Meeting up with the representatives of local iwi has been absolutely really special. I feel as if I've had an insight into something that I didn't know that much about. I learnt a lot and I find it really, really significant and I really would love to be able to get those people into the classroom. I think that would give it a lot more value.
Kirsty: And as a history teacher it’s just so vitally important that those stories come to life, that we understand that, so we can take that back to our students.
Johnny: Because we're all New Zealanders and we all need to know our own history and be connected to this place and I think it's important that every aspect and every perspective is covered so that history is alive instead of just something in a book. So if you can bring these special people into a classroom and even just their ideas cos they are extremely busy, it just gives it more of an insight and makes history alive.

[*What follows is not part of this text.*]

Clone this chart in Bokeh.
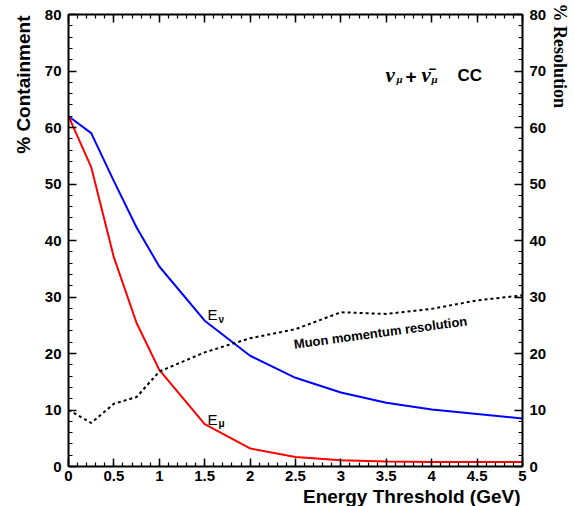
import numpy as np
from bokeh.plotting import figure
from bokeh.models import LinearAxis, FixedTicker, Range1d, Label, Title
from bokeh.embed import file_html
from bokeh.resources import INLINE

# ---- data ----
threshold = [0, 0.25, 0.5, 0.75, 1.0, 1.5, 2.0, 2.5, 3.0, 3.5, 4.0, 4.5, 5.0]
e_nu = [62.0, 59.0, 50.5, 42.3, 35.4, 25.8, 19.6, 15.7, 13.1, 11.3, 10.1, 9.3, 8.5]
e_mu = [62.0, 53.0, 37.0, 25.4, 17.1, 7.5, 3.2, 1.7, 1.1, 0.9, 0.8, 0.8, 0.8]
muon_res = [10.0, 7.7, 11.1, 12.3, 16.8, 20.2, 22.7, 24.3, 27.3, 27.0, 27.9, 29.4, 30.3]

x_ticks = [0, 0.5, 1, 1.5, 2, 2.5, 3, 3.5, 4, 4.5, 5]
x_tick_labels = ["0", "0.5", "1", "1.5", "2", "2.5", "3", "3.5", "4", "4.5", "5"]
y_ticks = [0, 10, 20, 30, 40, 50, 60, 70, 80]
y_tick_labels = ["0", "10", "20", "30", "40", "50", "60", "70", "80"]

SANS = "Liberation Sans"
SERIF = "Liberation Serif"

p = figure(width=574, height=506, output_backend="svg", toolbar_location=None,
           x_range=Range1d(0, 5), y_range=Range1d(0, 80),
           min_border_left=68, min_border_right=52, min_border_top=14, min_border_bottom=39,
           x_axis_location=None, y_axis_location=None)
p.xgrid.visible = False
p.ygrid.visible = False
p.outline_line_color = None
p.background_fill_color = "white"
p.border_fill_color = "white"

x_minor = [round(v, 2) for v in np.arange(0, 5.01, 0.1)]
y_minor = list(range(0, 81, 2))


def style(ax):
    ax.axis_line_width = 2
    ax.axis_line_color = "black"
    ax.major_tick_in = 8
    ax.major_tick_out = 0
    ax.minor_tick_in = 4
    ax.minor_tick_out = 0
    ax.major_tick_line_width = 1.5
    ax.minor_tick_line_width = 1.2
    ax.major_tick_line_color = "black"
    ax.minor_tick_line_color = "black"
    ax.major_label_text_font = SANS
    ax.major_label_text_font_style = "bold"
    ax.major_label_text_font_size = "15px"
    ax.major_label_text_color = "black"
    ax.major_label_standoff = 7


bottom = LinearAxis(ticker=FixedTicker(ticks=x_ticks, minor_ticks=x_minor),
                    major_label_overrides={t: l for t, l in zip(x_ticks, x_tick_labels)})
top = LinearAxis(ticker=FixedTicker(ticks=x_ticks, minor_ticks=x_minor),
                 major_label_overrides={t: "" for t in x_ticks})
left = LinearAxis(ticker=FixedTicker(ticks=y_ticks, minor_ticks=y_minor),
                  major_label_overrides={t: l for t, l in zip(y_ticks, y_tick_labels)})
right = LinearAxis(ticker=FixedTicker(ticks=y_ticks, minor_ticks=y_minor),
                   major_label_overrides={t: l for t, l in zip(y_ticks, y_tick_labels)})
for ax in (bottom, top, left, right):
    style(ax)
bottom.major_label_standoff = 4
top.major_label_standoff = 0

p.add_layout(bottom, "below")
p.add_layout(top, "above")
p.add_layout(left, "left")
p.add_layout(right, "right")

# axis titles
p.add_layout(Title(text="% Containment", text_font=SANS, text_font_style="bold",
                   text_font_size="19px", text_color="black", align="right",
                   offset=1, standoff=16), "left")
p.add_layout(Title(text="% Resolution", text_font=SERIF, text_font_style="bold",
                   text_font_size="18px", text_color="black", align="left",
                   offset=-11, standoff=0), "right")
p.add_layout(Title(text="Energy Threshold (GeV)", text_font=SANS, text_font_style="bold",
                   text_font_size="19px", text_color="black", align="right",
                   offset=2, standoff=0), "below")

p.line(threshold, e_nu, line_color="#0000ff", line_width=2)
p.line(threshold, e_mu, line_color="#ff0000", line_width=2)
p.line(threshold, muon_res, line_color="black", line_width=2, line_dash="3 3")


def lab(x, y, text, font=SANS, size="14px", style="normal", align="left",
        baseline="alphabetic", angle=0.0):
    p.add_layout(Label(x=x, y=y, text=text, text_font=font, text_font_size=size,
                       text_font_style=style, text_align=align, text_baseline=baseline,
                       angle=angle, text_color="black"))


# curve labels
lab(1.531, 26.86, "E", size="15px")
lab(1.652, 26.1, "ν", size="10px", style="bold")
lab(1.531, 8.3, "E", size="15px")
lab(1.652, 7.6, "μ", size="10px", style="bold")
lab(3.436, 23.7, "Muon momentum resolution", size="13px", style="bold",
    align="center", baseline="middle", angle=0.134)

# reaction label
lab(3.491, 69.26, "ν", font=SERIF, size="21px", style="bold italic")
lab(3.612, 68.6, "μ", font=SERIF, size="11px", style="bold italic")
lab(3.711, 69.1, "+", size="19px", style="bold")
lab(3.888, 69.26, "ν̄", font=SERIF, size="21px", style="bold italic")
lab(3.998, 68.6, "μ", font=SERIF, size="11px", style="bold italic")
lab(4.284, 69.26, "CC", size="17px", style="bold")

open("out.html", "w").write(file_html(p, INLINE))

Victor: It would be similar to when a lot of the war parties went through around Banks Peninsula and they captured a lot of the kids and when they got to a landing area, the kids normally ran away and would hide out in the bush and just live together. So it’s really similar when you see raiding parties around the country and they took the kids. Yeah a lot of kids would escape, and they’d all just live together.
Johnny: Specifically how I'd use it in the classroom – there is the option of having field trips and stuff like that, but the actual knowledge itself is a lot more important. I feel as if I'm going to be a lot more confident standing in front of the class.
Kirsty: Being able to bring local Māori history into the classroom is so important that you can go into places where they’ve been, like me, Omaui and showing them those places. That’s where it all comes to life. Not only teaching them Māori history, which is vitally important, but teaching them about the people that lived in this area of the world and how they survived and how they lived. I think it’s a necessity, not only important, we must do it – we have to tell that story.
Johnny: Specifically what I would use, yeah, is going out on the field trips. I think it would make a huge difference for making history significant for us.
Something that I found really, really interesting and when we first started the field trip and we pulled up right in the main part of Invercargill and that was where the waka came up and that’s where they started, where they went and gathered all their food from different directions and how basically Pākehā followed that line and made that the State Highway one, and the trip out to Winton, and the trip out to Gore, and stuff like that, and they are all actually old Māori trails.
And so you could pull that in, you could talk about trades, you could talk about significance, and continuity and change over time – where as how it would have looked like and how it does today. And we could also use that with Omaui as well. So there's a huge amount that could I use and, in fact, there’s a lot of stuff buzzing around in my head right now, thinking about it, but it will take a bit of time to digest.
But it's certainly something that has created a passion, so that, therefore, it will come into the classroom and it needs to come into the classroom. It needs to come all the way through down to social studies, all the way through.